(Figure scripts)
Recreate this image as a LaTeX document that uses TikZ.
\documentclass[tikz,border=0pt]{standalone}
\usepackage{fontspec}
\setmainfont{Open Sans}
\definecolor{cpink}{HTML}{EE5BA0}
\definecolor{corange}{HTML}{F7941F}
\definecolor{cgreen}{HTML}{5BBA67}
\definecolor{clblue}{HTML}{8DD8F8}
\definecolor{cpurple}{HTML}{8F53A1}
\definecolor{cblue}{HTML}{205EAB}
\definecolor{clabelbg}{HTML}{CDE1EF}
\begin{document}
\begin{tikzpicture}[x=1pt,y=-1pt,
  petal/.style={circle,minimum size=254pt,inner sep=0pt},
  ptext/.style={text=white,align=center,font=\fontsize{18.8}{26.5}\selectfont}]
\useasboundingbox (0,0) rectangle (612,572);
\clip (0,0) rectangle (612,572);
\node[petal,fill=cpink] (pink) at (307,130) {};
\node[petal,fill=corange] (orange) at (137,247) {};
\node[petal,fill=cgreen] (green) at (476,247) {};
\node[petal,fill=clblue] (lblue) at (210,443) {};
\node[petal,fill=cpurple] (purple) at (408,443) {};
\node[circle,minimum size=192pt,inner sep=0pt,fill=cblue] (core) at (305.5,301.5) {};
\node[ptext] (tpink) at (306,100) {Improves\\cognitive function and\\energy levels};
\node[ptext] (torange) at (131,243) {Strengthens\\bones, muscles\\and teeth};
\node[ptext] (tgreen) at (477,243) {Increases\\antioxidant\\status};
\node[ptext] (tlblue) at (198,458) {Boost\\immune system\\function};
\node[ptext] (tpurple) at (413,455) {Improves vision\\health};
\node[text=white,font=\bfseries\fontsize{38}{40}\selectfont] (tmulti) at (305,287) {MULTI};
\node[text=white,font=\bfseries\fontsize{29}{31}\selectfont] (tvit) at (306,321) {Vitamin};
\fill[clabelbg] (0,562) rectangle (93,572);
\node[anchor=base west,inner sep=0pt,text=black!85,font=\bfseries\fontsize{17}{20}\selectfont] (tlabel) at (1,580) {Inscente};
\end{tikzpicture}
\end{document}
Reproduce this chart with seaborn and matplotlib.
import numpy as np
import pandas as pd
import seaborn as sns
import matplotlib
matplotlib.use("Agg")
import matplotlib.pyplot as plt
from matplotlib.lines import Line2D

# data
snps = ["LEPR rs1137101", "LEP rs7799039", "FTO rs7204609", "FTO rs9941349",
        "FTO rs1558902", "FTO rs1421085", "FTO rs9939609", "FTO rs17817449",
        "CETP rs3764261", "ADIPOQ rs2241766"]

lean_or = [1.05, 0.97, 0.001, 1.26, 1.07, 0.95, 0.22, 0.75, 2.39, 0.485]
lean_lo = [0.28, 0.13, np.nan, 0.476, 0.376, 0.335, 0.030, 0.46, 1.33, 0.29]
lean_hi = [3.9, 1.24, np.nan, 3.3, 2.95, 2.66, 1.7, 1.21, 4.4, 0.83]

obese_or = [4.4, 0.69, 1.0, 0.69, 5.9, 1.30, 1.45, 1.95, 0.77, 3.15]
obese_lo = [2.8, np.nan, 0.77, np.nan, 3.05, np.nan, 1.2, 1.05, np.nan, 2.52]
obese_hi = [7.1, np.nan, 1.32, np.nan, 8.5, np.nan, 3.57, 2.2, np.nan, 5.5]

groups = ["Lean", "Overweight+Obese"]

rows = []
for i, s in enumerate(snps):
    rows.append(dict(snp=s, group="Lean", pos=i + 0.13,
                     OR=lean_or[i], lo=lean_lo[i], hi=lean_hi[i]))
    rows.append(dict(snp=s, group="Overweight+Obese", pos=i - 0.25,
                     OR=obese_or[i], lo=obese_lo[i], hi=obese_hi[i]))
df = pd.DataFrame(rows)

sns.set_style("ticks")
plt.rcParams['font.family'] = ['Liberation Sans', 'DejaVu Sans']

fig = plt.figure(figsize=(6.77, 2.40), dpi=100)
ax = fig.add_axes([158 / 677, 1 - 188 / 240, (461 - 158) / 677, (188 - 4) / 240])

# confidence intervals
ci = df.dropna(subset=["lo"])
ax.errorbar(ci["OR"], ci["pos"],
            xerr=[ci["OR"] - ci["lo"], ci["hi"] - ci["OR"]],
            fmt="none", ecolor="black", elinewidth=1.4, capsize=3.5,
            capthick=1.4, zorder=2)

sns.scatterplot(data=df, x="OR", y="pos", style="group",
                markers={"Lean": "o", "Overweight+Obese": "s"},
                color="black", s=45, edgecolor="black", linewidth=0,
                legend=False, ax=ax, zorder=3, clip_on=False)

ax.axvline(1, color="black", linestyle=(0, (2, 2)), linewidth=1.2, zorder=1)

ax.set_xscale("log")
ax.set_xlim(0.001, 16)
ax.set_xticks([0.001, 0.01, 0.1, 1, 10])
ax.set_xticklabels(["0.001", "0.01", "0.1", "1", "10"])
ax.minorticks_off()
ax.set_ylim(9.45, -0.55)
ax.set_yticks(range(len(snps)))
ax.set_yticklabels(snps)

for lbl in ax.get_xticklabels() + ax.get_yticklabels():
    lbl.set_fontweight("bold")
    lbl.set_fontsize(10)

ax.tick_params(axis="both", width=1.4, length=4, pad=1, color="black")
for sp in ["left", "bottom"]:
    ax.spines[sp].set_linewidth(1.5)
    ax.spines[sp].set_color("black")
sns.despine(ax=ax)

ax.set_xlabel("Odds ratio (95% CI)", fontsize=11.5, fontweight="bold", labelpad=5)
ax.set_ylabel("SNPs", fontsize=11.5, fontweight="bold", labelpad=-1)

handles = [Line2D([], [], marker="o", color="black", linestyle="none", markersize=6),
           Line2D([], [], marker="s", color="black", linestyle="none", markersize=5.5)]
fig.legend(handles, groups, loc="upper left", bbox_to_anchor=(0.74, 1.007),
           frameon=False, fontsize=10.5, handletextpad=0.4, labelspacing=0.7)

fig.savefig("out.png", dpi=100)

▸ Set problem: Output every line above without altering anything.

▸ Correct response:
Recreate this image as a LaTeX document that uses TikZ.
\documentclass[tikz,border=0pt]{standalone}
\usepackage{fontspec}
\setmainfont{Open Sans}
\definecolor{cpink}{HTML}{EE5BA0}
\definecolor{corange}{HTML}{F7941F}
\definecolor{cgreen}{HTML}{5BBA67}
\definecolor{clblue}{HTML}{8DD8F8}
\definecolor{cpurple}{HTML}{8F53A1}
\definecolor{cblue}{HTML}{205EAB}
\definecolor{clabelbg}{HTML}{CDE1EF}
\begin{document}
\begin{tikzpicture}[x=1pt,y=-1pt,
  petal/.style={circle,minimum size=254pt,inner sep=0pt},
  ptext/.style={text=white,align=center,font=\fontsize{18.8}{26.5}\selectfont}]
\useasboundingbox (0,0) rectangle (612,572);
\clip (0,0) rectangle (612,572);
\node[petal,fill=cpink] (pink) at (307,130) {};
\node[petal,fill=corange] (orange) at (137,247) {};
\node[petal,fill=cgreen] (green) at (476,247) {};
\node[petal,fill=clblue] (lblue) at (210,443) {};
\node[petal,fill=cpurple] (purple) at (408,443) {};
\node[circle,minimum size=192pt,inner sep=0pt,fill=cblue] (core) at (305.5,301.5) {};
\node[ptext] (tpink) at (306,100) {Improves\\cognitive function and\\energy levels};
\node[ptext] (torange) at (131,243) {Strengthens\\bones, muscles\\and teeth};
\node[ptext] (tgreen) at (477,243) {Increases\\antioxidant\\status};
\node[ptext] (tlblue) at (198,458) {Boost\\immune system\\function};
\node[ptext] (tpurple) at (413,455) {Improves vision\\health};
\node[text=white,font=\bfseries\fontsize{38}{40}\selectfont] (tmulti) at (305,287) {MULTI};
\node[text=white,font=\bfseries\fontsize{29}{31}\selectfont] (tvit) at (306,321) {Vitamin};
\fill[clabelbg] (0,562) rectangle (93,572);
\node[anchor=base west,inner sep=0pt,text=black!85,font=\bfseries\fontsize{17}{20}\selectfont] (tlabel) at (1,580) {Inscente};
\end{tikzpicture}
\end{document}
Reproduce this chart with seaborn and matplotlib.
import numpy as np
import pandas as pd
import seaborn as sns
import matplotlib
matplotlib.use("Agg")
import matplotlib.pyplot as plt
from matplotlib.lines import Line2D

# data
snps = ["LEPR rs1137101", "LEP rs7799039", "FTO rs7204609", "FTO rs9941349",
        "FTO rs1558902", "FTO rs1421085", "FTO rs9939609", "FTO rs17817449",
        "CETP rs3764261", "ADIPOQ rs2241766"]

lean_or = [1.05, 0.97, 0.001, 1.26, 1.07, 0.95, 0.22, 0.75, 2.39, 0.485]
lean_lo = [0.28, 0.13, np.nan, 0.476, 0.376, 0.335, 0.030, 0.46, 1.33, 0.29]
lean_hi = [3.9, 1.24, np.nan, 3.3, 2.95, 2.66, 1.7, 1.21, 4.4, 0.83]

obese_or = [4.4, 0.69, 1.0, 0.69, 5.9, 1.30, 1.45, 1.95, 0.77, 3.15]
obese_lo = [2.8, np.nan, 0.77, np.nan, 3.05, np.nan, 1.2, 1.05, np.nan, 2.52]
obese_hi = [7.1, np.nan, 1.32, np.nan, 8.5, np.nan, 3.57, 2.2, np.nan, 5.5]

groups = ["Lean", "Overweight+Obese"]

rows = []
for i, s in enumerate(snps):
    rows.append(dict(snp=s, group="Lean", pos=i + 0.13,
                     OR=lean_or[i], lo=lean_lo[i], hi=lean_hi[i]))
    rows.append(dict(snp=s, group="Overweight+Obese", pos=i - 0.25,
                     OR=obese_or[i], lo=obese_lo[i], hi=obese_hi[i]))
df = pd.DataFrame(rows)

sns.set_style("ticks")
plt.rcParams['font.family'] = ['Liberation Sans', 'DejaVu Sans']

fig = plt.figure(figsize=(6.77, 2.40), dpi=100)
ax = fig.add_axes([158 / 677, 1 - 188 / 240, (461 - 158) / 677, (188 - 4) / 240])

# confidence intervals
ci = df.dropna(subset=["lo"])
ax.errorbar(ci["OR"], ci["pos"],
            xerr=[ci["OR"] - ci["lo"], ci["hi"] - ci["OR"]],
            fmt="none", ecolor="black", elinewidth=1.4, capsize=3.5,
            capthick=1.4, zorder=2)

sns.scatterplot(data=df, x="OR", y="pos", style="group",
                markers={"Lean": "o", "Overweight+Obese": "s"},
                color="black", s=45, edgecolor="black", linewidth=0,
                legend=False, ax=ax, zorder=3, clip_on=False)

ax.axvline(1, color="black", linestyle=(0, (2, 2)), linewidth=1.2, zorder=1)

ax.set_xscale("log")
ax.set_xlim(0.001, 16)
ax.set_xticks([0.001, 0.01, 0.1, 1, 10])
ax.set_xticklabels(["0.001", "0.01", "0.1", "1", "10"])
ax.minorticks_off()
ax.set_ylim(9.45, -0.55)
ax.set_yticks(range(len(snps)))
ax.set_yticklabels(snps)

for lbl in ax.get_xticklabels() + ax.get_yticklabels():
    lbl.set_fontweight("bold")
    lbl.set_fontsize(10)

ax.tick_params(axis="both", width=1.4, length=4, pad=1, color="black")
for sp in ["left", "bottom"]:
    ax.spines[sp].set_linewidth(1.5)
    ax.spines[sp].set_color("black")
sns.despine(ax=ax)

ax.set_xlabel("Odds ratio (95% CI)", fontsize=11.5, fontweight="bold", labelpad=5)
ax.set_ylabel("SNPs", fontsize=11.5, fontweight="bold", labelpad=-1)

handles = [Line2D([], [], marker="o", color="black", linestyle="none", markersize=6),
           Line2D([], [], marker="s", color="black", linestyle="none", markersize=5.5)]
fig.legend(handles, groups, loc="upper left", bbox_to_anchor=(0.74, 1.007),
           frameon=False, fontsize=10.5, handletextpad=0.4, labelspacing=0.7)

fig.savefig("out.png", dpi=100)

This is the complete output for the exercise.